By: Peter J. Gallagher (LinkedIn)
In a recent opinion, the New Jersey Supreme Court Advisory Committee on Professional Ethics ruled that attorneys may use cannabis and operate/invest in cannabis businesses. The Committee noted that this conduct “remains technically illegal under federal law,” but does not, “as a general matter,” violate the Rules of Professional Conduct.
The Committee analyzed the issue under RPC 8.4(b), which prohibits an attorney from committing a “ criminal act that  reflects adversely on the lawyer’s honesty, trustworthiness or fitness as a lawyer.” The Committee briefly recounted the history of cannabis regulation, both in New Jersey and on the federal level. It observed that, while legal under New Jersey law, the production, sale, and use of cannabis is still a “criminal act” under federal law.
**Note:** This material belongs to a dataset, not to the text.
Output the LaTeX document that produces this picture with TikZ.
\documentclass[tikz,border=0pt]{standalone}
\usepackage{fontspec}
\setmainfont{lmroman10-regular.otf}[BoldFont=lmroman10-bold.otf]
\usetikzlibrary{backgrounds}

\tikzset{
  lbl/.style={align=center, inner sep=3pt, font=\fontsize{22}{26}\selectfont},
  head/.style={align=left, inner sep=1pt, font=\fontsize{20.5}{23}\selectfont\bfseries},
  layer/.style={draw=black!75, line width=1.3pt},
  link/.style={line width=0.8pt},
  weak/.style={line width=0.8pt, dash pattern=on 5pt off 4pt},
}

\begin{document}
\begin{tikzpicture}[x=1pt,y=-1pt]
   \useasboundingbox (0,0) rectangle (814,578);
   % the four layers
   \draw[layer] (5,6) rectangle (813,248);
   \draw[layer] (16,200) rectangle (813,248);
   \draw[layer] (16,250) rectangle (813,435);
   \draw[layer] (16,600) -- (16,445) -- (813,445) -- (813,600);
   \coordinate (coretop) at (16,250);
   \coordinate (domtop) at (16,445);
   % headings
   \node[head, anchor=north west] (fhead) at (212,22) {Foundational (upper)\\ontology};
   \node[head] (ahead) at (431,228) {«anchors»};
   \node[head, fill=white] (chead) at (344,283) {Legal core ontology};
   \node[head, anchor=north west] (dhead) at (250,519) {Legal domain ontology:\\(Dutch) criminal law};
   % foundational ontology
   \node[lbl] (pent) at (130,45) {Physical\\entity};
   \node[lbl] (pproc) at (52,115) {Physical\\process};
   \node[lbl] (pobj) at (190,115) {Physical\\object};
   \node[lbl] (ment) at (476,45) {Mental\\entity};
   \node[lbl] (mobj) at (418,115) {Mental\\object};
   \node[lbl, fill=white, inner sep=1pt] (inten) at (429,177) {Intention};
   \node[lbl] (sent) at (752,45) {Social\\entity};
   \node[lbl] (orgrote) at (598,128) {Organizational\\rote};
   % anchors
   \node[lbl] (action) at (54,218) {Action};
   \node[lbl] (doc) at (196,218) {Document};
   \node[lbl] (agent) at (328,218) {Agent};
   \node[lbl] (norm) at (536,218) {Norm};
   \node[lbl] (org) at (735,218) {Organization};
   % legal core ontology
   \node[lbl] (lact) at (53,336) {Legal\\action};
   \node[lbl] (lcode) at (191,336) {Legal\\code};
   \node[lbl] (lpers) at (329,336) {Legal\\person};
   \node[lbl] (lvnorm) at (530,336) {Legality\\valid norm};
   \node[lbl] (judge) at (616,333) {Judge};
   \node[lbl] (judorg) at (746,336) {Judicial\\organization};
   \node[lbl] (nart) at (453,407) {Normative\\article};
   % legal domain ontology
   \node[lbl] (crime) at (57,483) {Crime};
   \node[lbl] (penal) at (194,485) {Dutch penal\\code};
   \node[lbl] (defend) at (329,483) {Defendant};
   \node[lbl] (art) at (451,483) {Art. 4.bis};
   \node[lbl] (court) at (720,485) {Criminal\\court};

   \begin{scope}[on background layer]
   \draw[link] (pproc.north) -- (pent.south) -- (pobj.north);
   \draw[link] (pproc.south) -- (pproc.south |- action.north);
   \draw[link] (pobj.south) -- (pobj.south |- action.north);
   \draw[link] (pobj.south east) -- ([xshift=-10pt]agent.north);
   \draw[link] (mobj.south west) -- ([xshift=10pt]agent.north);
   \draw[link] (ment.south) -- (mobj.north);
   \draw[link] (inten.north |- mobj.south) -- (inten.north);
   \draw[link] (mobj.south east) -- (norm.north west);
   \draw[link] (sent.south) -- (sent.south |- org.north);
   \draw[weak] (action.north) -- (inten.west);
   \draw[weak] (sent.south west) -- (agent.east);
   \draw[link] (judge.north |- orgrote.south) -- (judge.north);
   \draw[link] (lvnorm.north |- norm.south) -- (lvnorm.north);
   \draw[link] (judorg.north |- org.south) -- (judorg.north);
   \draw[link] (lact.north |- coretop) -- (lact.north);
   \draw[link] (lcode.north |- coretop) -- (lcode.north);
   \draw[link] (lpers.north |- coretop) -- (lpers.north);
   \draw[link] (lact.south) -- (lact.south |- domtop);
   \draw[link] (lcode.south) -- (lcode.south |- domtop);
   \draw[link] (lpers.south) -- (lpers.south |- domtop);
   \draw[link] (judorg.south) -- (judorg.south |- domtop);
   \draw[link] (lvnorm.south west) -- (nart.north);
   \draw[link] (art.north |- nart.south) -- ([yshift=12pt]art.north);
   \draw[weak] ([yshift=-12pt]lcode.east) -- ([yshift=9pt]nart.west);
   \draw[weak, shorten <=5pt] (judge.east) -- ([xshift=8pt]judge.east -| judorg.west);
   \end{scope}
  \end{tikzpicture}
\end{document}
So the question before the Committee was whether this criminal act “reflects adversely on the lawyer’s honesty, trustworthiness or fitness as a lawyer.”
The Committee held that it does not. This did not appear be a terribly difficult decision for the Committee. Instead, it succinctly concluded that “conduct that fully complies with State law” does not reflect adversely on the lawyer’s character. Moreover, although “technically illegal” under federal law, the Justice Department has “publicly taken the position that it will not enforce the federal law [criminalizing cannabis] in certain situations.” Therefore, the Committee held that “lawyers, like other New Jersey residents, may engage in this conduct.”
But the Committee cautioned that cannabis, “like alcohol, prescription medications, and certain over-the-counter drugs, can affect a lawyer’s ability to provide competent representation of clients.” So a lawyer must be careful “not to use cannabis in a manner that would impair the lawyer in the provision of legal services.”
And, as it relates to owning or investing in cannabis businesses. the Committee reminded attorneys that they must (a) “strictly comply with Rule of Professional Conduct 1.8(a),” which prohibits a lawyer from entering “into a business transaction with a client or knowingly acquir[ing] an ownership, possessory, security or other pecuniary interest adverse to a client unless” certain conditions are met, and (b) be aware of potential conflicts of interest under RPC 1.7(a)(2) if they invest in a client’s business.